Orientation to the Car: You're in the Driver's Seat

This article is intended for general information about driving. You should never get behind the wheel and attempt to drive without proper training. Many states offer driving for the visually impaired, check with your state rehabilitation office for more information.

Have you ever been curious about driving? How do they do it? Is it difficult? Where are the gas and break petals actually located? Let's take a closer look.

Manual Transmissions

In a manual car, there are four or more forward gears which are used for speed control. The most common arrangement is in the shape of an H with 1st being in the upper left; 2nd is lower left, 3rd upper right, 4th lower right, and reverse is far far right and down. New cars may have up to 6 forward gears, look at the knob on the shifter to find the proper shift pattern for that car.

First gear is used to start the car from a dead stop (for example, at a signal), neutral (usually in the center of the shift pattern) is used when you need to have the motor on but don't need to be moving and second gear is used to slow down to make a turn. The last gear is reverse, which is for backing down a driveway or parking spot.
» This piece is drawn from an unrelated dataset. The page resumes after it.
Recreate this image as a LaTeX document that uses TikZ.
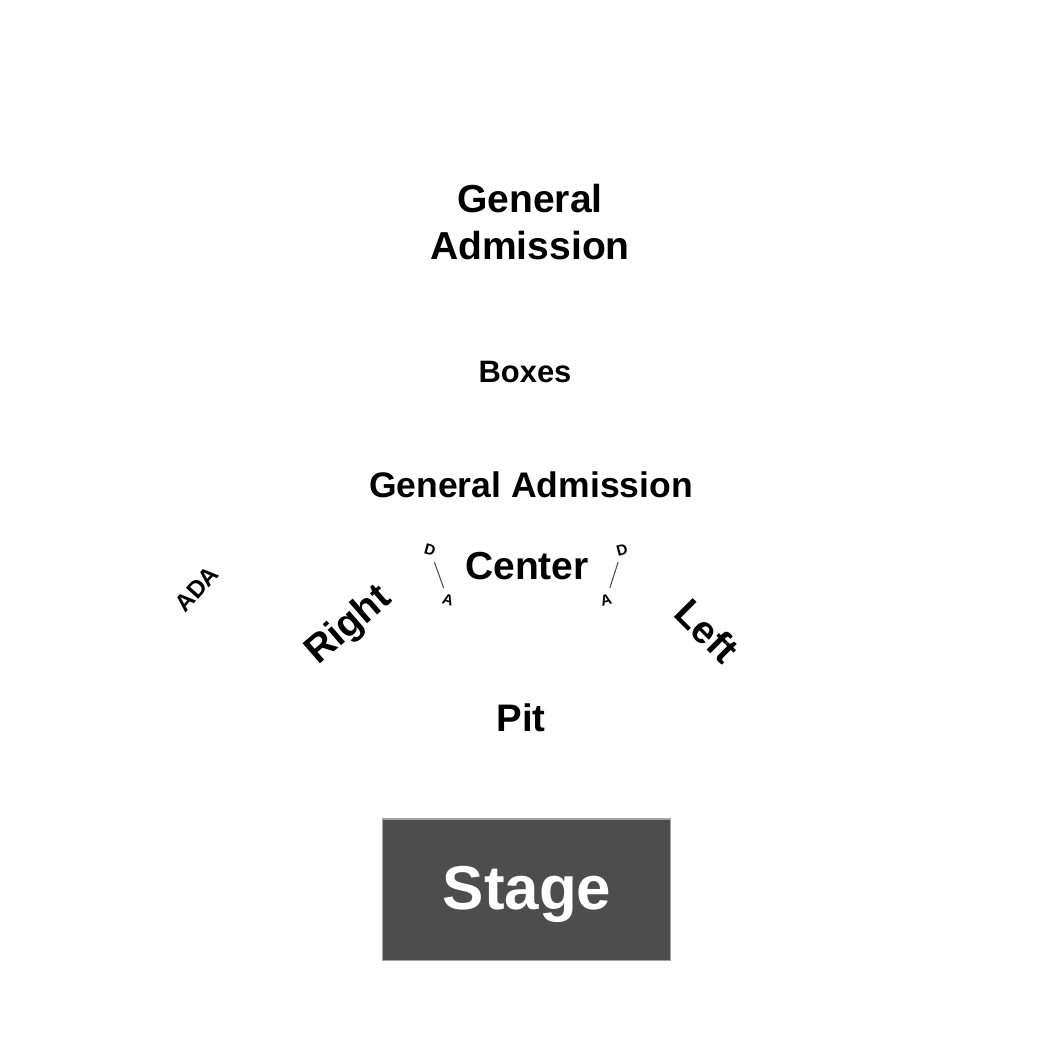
\documentclass[tikz,border=0pt]{standalone}
\usepackage{fontspec}
\setmainfont{Liberation Sans}
\usepackage{xcolor}
\usepackage{tikz}

\definecolor{stagegray}{HTML}{4D4D4D}

\begin{document}
\begin{tikzpicture}[x=0.01cm,y=-0.01cm]
			\tikzstyle{section} = [font=\bfseries, inner sep=0pt]
			\tikzstyle{tiny} = [font=\bfseries\fontsize{4.3}{4.3}\selectfont, inner sep=0.5pt]
			\tikzset{ada/.style = {draw=black!70, line width=0.3pt, shorten <=1pt, shorten >=1pt}}
			
			\useasboundingbox (0,0) rectangle (1050,1050);
			
			\node[section, align=center, font=\bfseries\fontsize{11.1}{13.1}\selectfont](upperga) at (530,222) {General\\Admission};
			\node[section, anchor=base, font=\bfseries\fontsize{8.8}{10}\selectfont](boxes) at (525,382) {Boxes};
			\node[section, anchor=base, font=\bfseries\fontsize{10.1}{12}\selectfont](lowerga) at (531,497) {General Admission};
			\node[section, anchor=base, font=\bfseries\fontsize{11.1}{13}\selectfont](center) at (527,579) {Center};
			\node[section, rotate=41, font=\bfseries\fontsize{11}{13}\selectfont](right) at (349,626) {Right};
			\node[section, rotate=-45, font=\bfseries\fontsize{11}{13}\selectfont](left) at (707,631) {Left};
			\node[section, rotate=48, font=\bfseries\fontsize{6.8}{8}\selectfont](ada) at (197,589) {ADA};
			\node[section, anchor=base, font=\bfseries\fontsize{10.9}{13}\selectfont](pit) at (521,731) {Pit};
			
			\node[tiny, rotate=-15](dleft) at (430,550) {D};
			\node[tiny, rotate=-15](aleft) at (448,600) {A};
			\draw[ada](dleft) to (aleft);
			\node[tiny, rotate=15](dright) at (622,550) {D};
			\node[tiny, rotate=15](aright) at (606,600) {A};
			\draw[ada](dright) to (aright);
			
			\node[fill=stagegray, draw=black!35, line width=0.3pt, minimum width=2.87cm, minimum height=1.41cm, inner sep=0pt](stage) at (526.5,889.5) {};
			\node[section, anchor=base, text=white, font=\bfseries\fontsize{17.6}{20}\selectfont](stagelabel) at (527,909) {Stage};
			
			\end{tikzpicture}
\end{document}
There are three foot pedals. They are, in order from left to right, the clutch, the brake, and the accelerator. The clutch is used when changing gears and is managed by your left foot. Your right foot alternates between the accelerator and the brake.

To make the car move, the driver will press the clutch down and place the shifter into the first gear position. They will lift their foot off the clutch, apply very gentle pressure to the gas pedal and at the same time, continue to raise the clutch until the car starts to move. They say this is the hardest part of driving a manual car. Master this and the rest is easy.

Automatic Transmissions

Simply put, an automatic transmission shifts gears automatically, whereas a manual transmission requires the driver to shift the gears. In an automatic, the driver will select the gear they want and the transmission will shift into higher and lower gears by itself.

Manual transmission vehicles come with a tachometer (located next to the speedometer) which allows the driver to see how hard the engine is working, so to speak. When the engine is pushing harder, the driver will up shift by pushing down on the clutch pedal with their left foot and move the gear selecter to the next gear up. Then they will let off of the clutch. When the engine is working less, the driver will do the same except move the gear selecter handle to the lower gear.

The gear selecter, or shifter, comes up from the floor to the right of the driver. It looks like a stick, which is why manual cars are often known as "stick shifts".